Rodolphe Durand also insisted on the infectious energy Hopkins brought to the campus. The SnO founder and Academic Director admitted it had had a personal impact. “I have been at HEC for 12 years and how many times have I interacted with people from Jouy-en-Josas? Zero. On this campus, we’re separated, isolated, in a bubble. Why not create connections with the farmers next door? Rob also showed us that with a little investment we could transform the flat roofs of our buildings into playgrounds or places on which to build photovoltaics for energy. He helps to connect people, exchange, and that can only be healthy.”
A “moving” Network
In terms of future collaboration with HEC researchers, Durand agreed his SnO Center could contribute to a better theoretical understanding of the Transition movement and why some projects succeed, “while others wax and wane”. “We could bring an interesting qualitative analysis, much in the way the Italian Luigi Russi researcher did in his book Everything Gardens and Other Stories which analyses the impact of the Transition movement in Totnes itself.”
It was Luigi who insists Hopkins’ brainchild is not a movement but a “moving”, a linguistic oddity which encapsulates the Network’s ability to adapt and modify its course according to specific times and environments. The desire for a better understanding of the movement he helped popularize was a chief motivating factor for the visiting environmentalist. “Even after 11 years, Transition Networks is at an experimental level,” the 47-year-old admitted, “I call it a work of the imagination that depends on a bottom-up approach. On this campus, I see potential everywhere: university buildings built using local material that people will sing songs about, and praise for the next 200 years, why not?”

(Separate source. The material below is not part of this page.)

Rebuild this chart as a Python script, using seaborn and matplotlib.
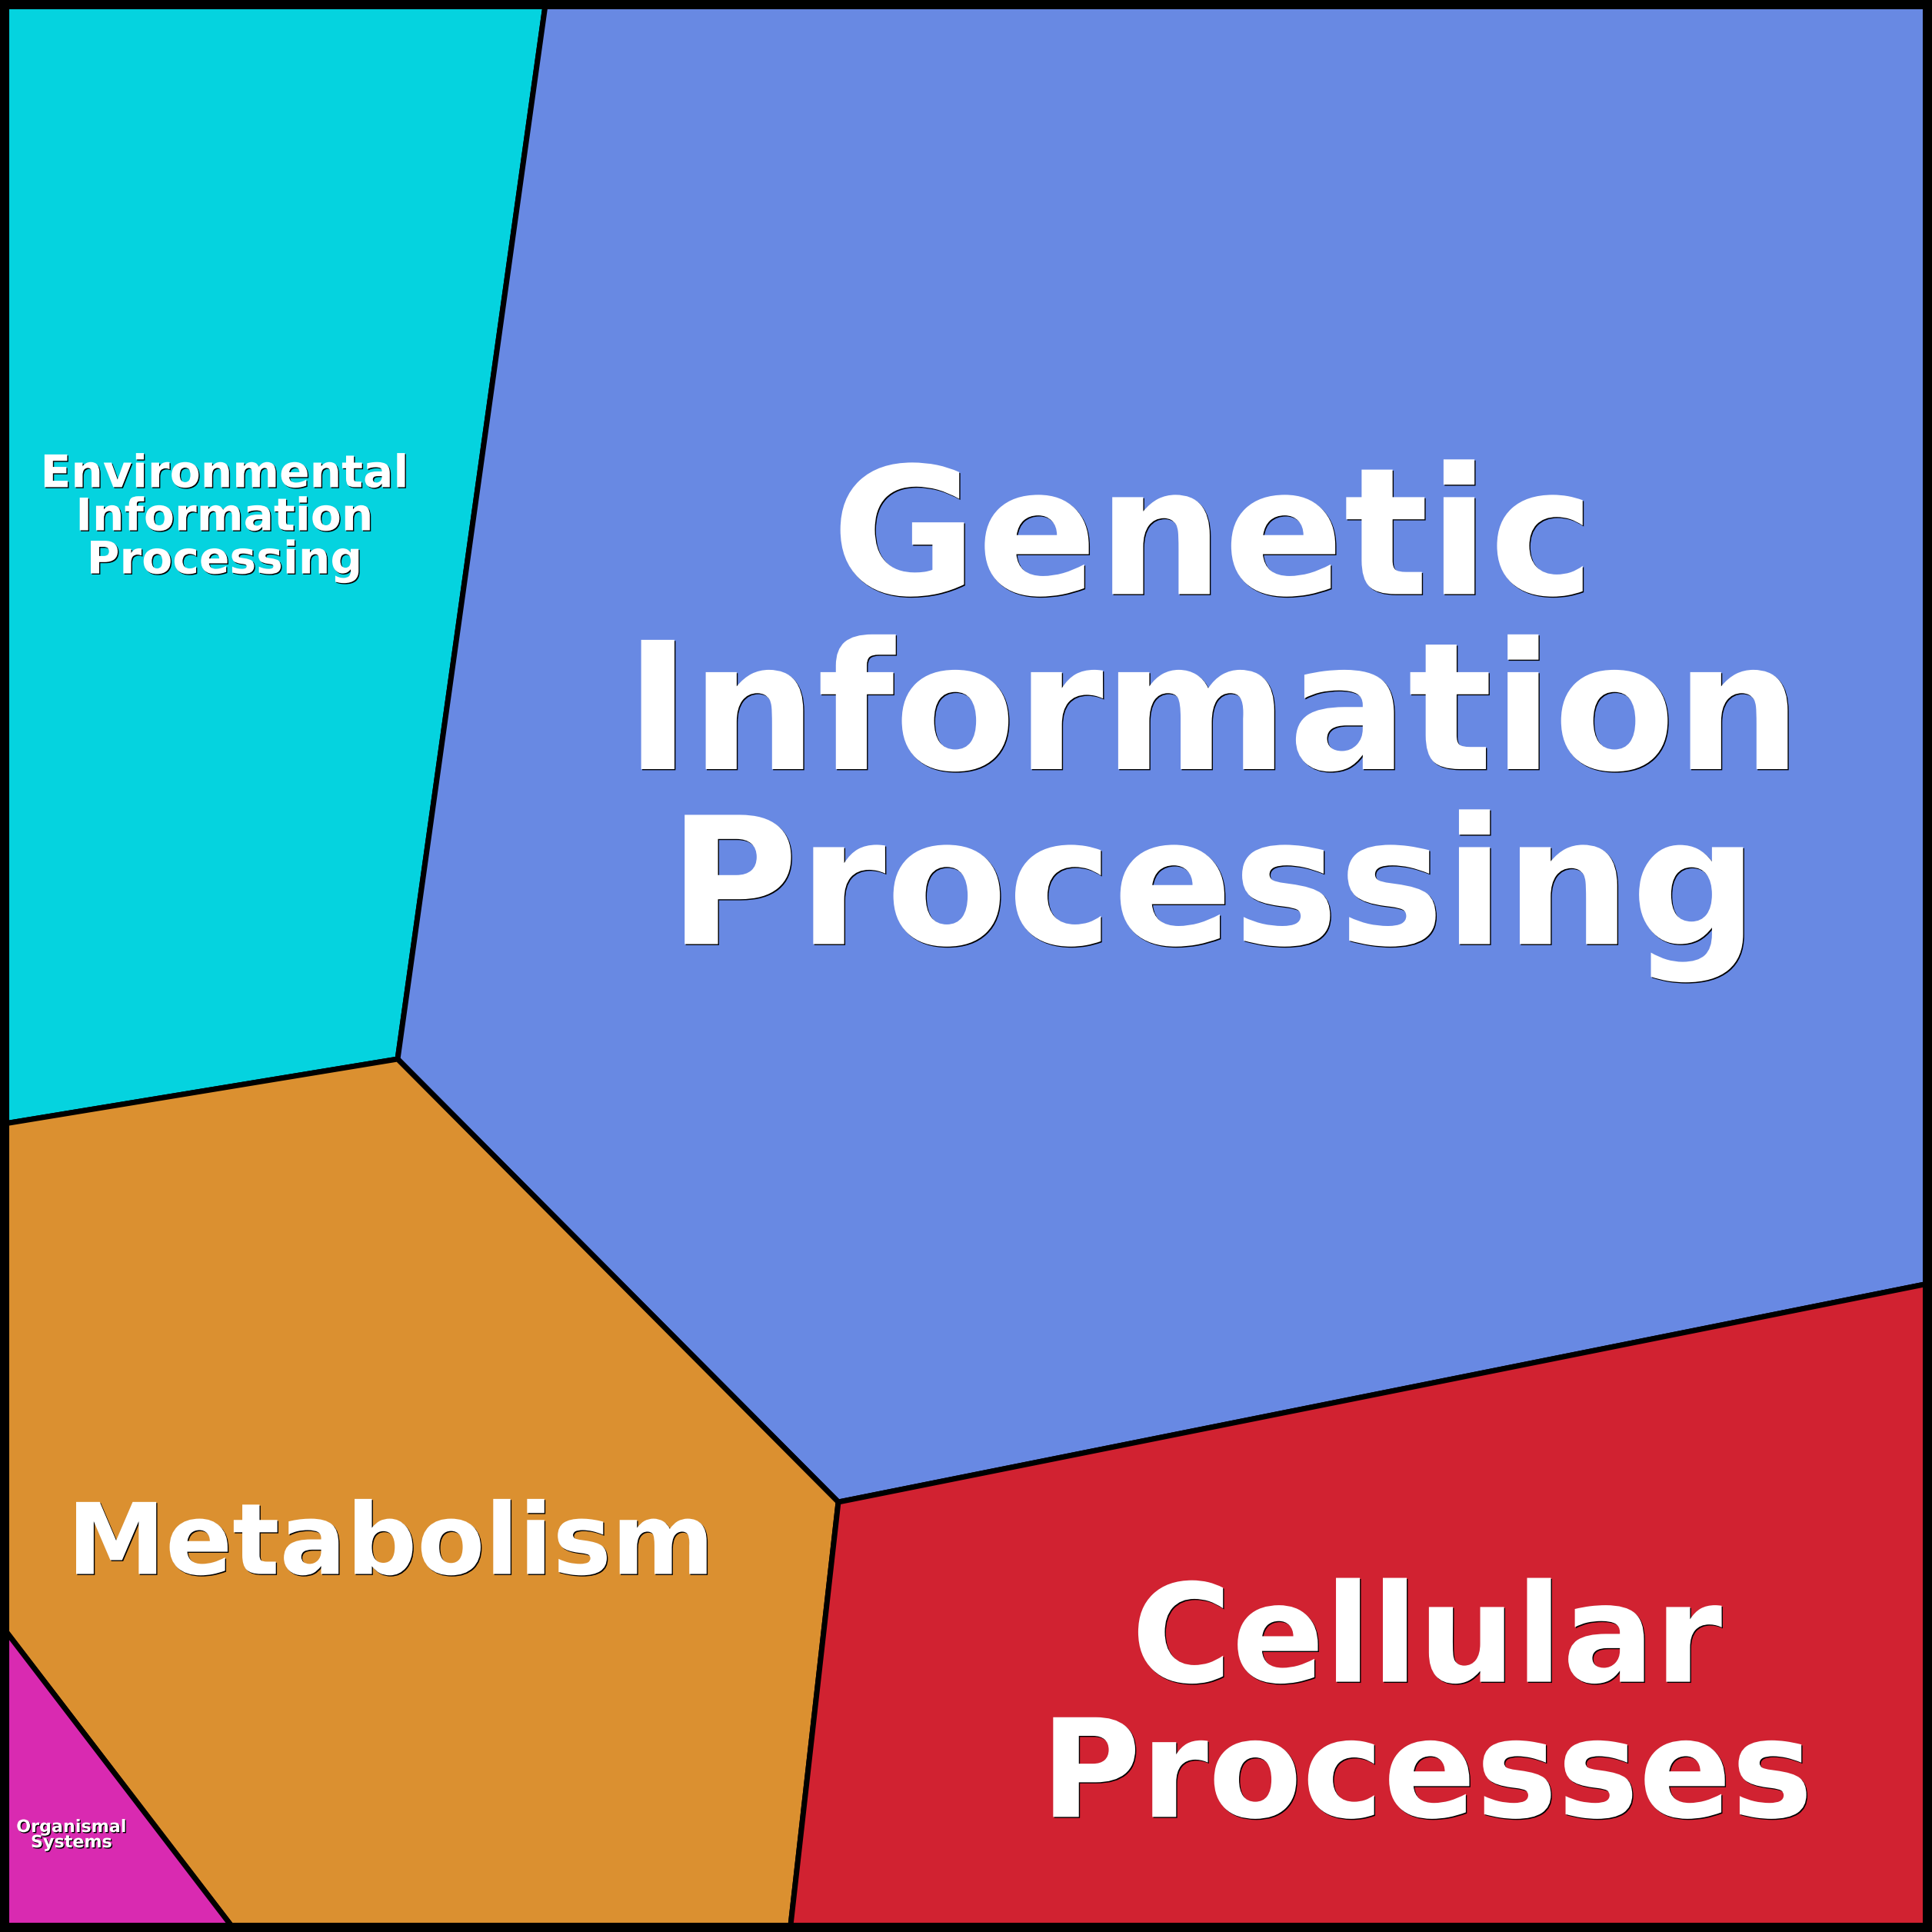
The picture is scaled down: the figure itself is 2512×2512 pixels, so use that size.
import matplotlib
matplotlib.use("Agg")
import matplotlib.pyplot as plt
import matplotlib.patheffects as pe
from matplotlib.patches import Polygon, Rectangle
import seaborn as sns

sns.set_theme(style="white")
plt.rcParams['font.family'] = ['DejaVu Sans']

# Voronoi treemap cells (pixel space 0..2512, y downward)
categories = ["Environmental\nInformation\nProcessing",
              "Genetic\nInformation\nProcessing",
              "Metabolism",
              "Cellular\nProcesses",
              "Organismal\nSystems"]
colors = ["#05D3DF", "#6889E3", "#DB9030", "#D12231", "#D92AB1"]
cell_x = [[0, 710, 517, 0],
          [710, 2512, 2512, 1090, 517],
          [0, 517, 1090, 1027, 307, 0],
          [1090, 2512, 2512, 1027],
          [0, 307, 0]]
cell_y = [[0, 0, 1377, 1462],
          [0, 0, 1668, 1953, 1377],
          [1462, 1377, 1953, 2512, 2512, 2111],
          [1953, 1668, 2512, 2512],
          [2111, 2512, 2512]]
label_x = [292, 1577, 508, 1855, 93]
label_y = [673, 937, 2011, 2225, 2386]
label_size = [42, 166, 92.5, 128, 16]
label_spacing = [0.98, 1.02, 1.0, 1.02, 1.0]

W = 2512
fig = plt.figure(figsize=(W / 100, W / 100), dpi=100)
ax = fig.add_axes([0, 0, 1, 1])
ax.set_xlim(0, W)
ax.set_ylim(W, 0)
ax.axis("off")

for xs, ys, c in zip(cell_x, cell_y, colors):
    ax.add_patch(Polygon(list(zip(xs, ys)), closed=True, facecolor=c,
                         edgecolor="black", linewidth=5.0, joinstyle="miter"))

ax.add_patch(Rectangle((0, 0), W, W, fill=False, edgecolor="black",
                       linewidth=17.3, clip_on=True))

shadow = [pe.withSimplePatchShadow(offset=(1.0, -1.0), shadow_rgbFace="black", alpha=1.0)]
for t, x, y, s, ls in zip(categories, label_x, label_y, label_size, label_spacing):
    ax.text(x, y, t, ha="center", va="center", multialignment="center",
            fontsize=s, fontweight="bold", color="white", linespacing=ls,
            path_effects=shadow)

fig.savefig("out.png", dpi=100)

Where does the father-of-four find his optimism? After all, as we spoke, the Cop 22 in Marrakesh had just ended in discord and growing tension. “It’s true you can feel despondent after the Cop 21 euphoria. At Cop 22, corporations seem to have wrestled back control. There’s also the American presidential catastrophe with Trump rolling back the Paris agreement. But,” he fires back with characteristic calm, “I don’t like the word optimism,” “because the optimism/pessimism prisms are dead-end. I have great faith in human creativity and imagination. I’m what I am today because of books, music, art. It is that same well-spring of human creativity that will get us out of this mess.”